* _Task details_
Take the lines from the head of the listing through the one bearing "import * as" and copy them exactly, leaving every picture out.

* _Source material_
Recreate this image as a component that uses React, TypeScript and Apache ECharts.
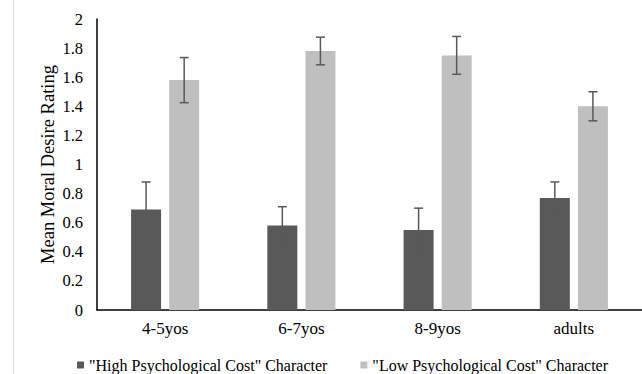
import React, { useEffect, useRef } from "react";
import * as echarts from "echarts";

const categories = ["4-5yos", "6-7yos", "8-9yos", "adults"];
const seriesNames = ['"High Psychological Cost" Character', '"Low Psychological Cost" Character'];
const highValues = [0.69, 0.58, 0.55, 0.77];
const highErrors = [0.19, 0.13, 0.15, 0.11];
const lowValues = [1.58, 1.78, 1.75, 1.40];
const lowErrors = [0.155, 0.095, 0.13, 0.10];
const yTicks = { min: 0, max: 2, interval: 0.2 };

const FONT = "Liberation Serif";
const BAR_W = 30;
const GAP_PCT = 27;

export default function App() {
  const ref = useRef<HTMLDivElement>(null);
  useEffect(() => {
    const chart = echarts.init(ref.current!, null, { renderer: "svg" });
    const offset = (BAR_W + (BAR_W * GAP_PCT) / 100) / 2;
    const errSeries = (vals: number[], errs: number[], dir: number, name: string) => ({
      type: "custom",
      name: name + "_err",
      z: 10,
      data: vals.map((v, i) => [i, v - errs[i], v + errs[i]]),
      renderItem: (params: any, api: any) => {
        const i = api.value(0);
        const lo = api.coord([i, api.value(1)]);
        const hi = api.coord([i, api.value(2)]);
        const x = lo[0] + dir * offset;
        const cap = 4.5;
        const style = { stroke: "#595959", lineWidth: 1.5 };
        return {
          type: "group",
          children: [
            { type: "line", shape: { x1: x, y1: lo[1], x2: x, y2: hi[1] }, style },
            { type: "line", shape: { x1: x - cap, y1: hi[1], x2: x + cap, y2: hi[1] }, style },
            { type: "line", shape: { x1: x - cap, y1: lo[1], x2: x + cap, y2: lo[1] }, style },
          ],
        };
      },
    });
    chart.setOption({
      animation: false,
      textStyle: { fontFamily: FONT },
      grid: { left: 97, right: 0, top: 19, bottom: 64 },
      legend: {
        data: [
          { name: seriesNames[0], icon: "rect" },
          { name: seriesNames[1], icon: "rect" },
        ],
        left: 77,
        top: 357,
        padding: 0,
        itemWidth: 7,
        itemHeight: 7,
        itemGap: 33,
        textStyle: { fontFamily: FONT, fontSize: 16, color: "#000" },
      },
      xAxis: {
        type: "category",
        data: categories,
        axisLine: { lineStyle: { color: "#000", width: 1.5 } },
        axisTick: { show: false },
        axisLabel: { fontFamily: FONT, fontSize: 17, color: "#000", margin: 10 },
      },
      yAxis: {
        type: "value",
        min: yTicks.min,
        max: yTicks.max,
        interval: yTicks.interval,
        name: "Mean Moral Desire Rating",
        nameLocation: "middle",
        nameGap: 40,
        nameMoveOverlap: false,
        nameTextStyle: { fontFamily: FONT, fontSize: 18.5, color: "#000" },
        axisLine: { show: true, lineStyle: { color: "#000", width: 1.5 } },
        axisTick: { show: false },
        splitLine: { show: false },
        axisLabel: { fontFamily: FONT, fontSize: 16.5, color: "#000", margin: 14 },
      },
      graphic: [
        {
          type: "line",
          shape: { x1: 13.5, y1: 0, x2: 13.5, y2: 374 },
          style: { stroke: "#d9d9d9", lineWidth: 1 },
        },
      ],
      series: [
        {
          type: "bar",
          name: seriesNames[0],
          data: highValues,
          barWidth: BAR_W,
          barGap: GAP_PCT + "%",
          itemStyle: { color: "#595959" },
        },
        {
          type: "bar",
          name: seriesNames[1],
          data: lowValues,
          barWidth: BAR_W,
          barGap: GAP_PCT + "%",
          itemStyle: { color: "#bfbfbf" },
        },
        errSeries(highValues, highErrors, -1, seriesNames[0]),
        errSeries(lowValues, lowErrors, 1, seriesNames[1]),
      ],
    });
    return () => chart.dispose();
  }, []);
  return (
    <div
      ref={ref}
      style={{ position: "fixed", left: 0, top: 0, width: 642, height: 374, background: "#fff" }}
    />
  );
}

* _Exercise answer_
Recreate this image as a component that uses React, TypeScript and Apache ECharts.
import React, { useEffect, useRef } from "react";
import * as echarts from "echarts";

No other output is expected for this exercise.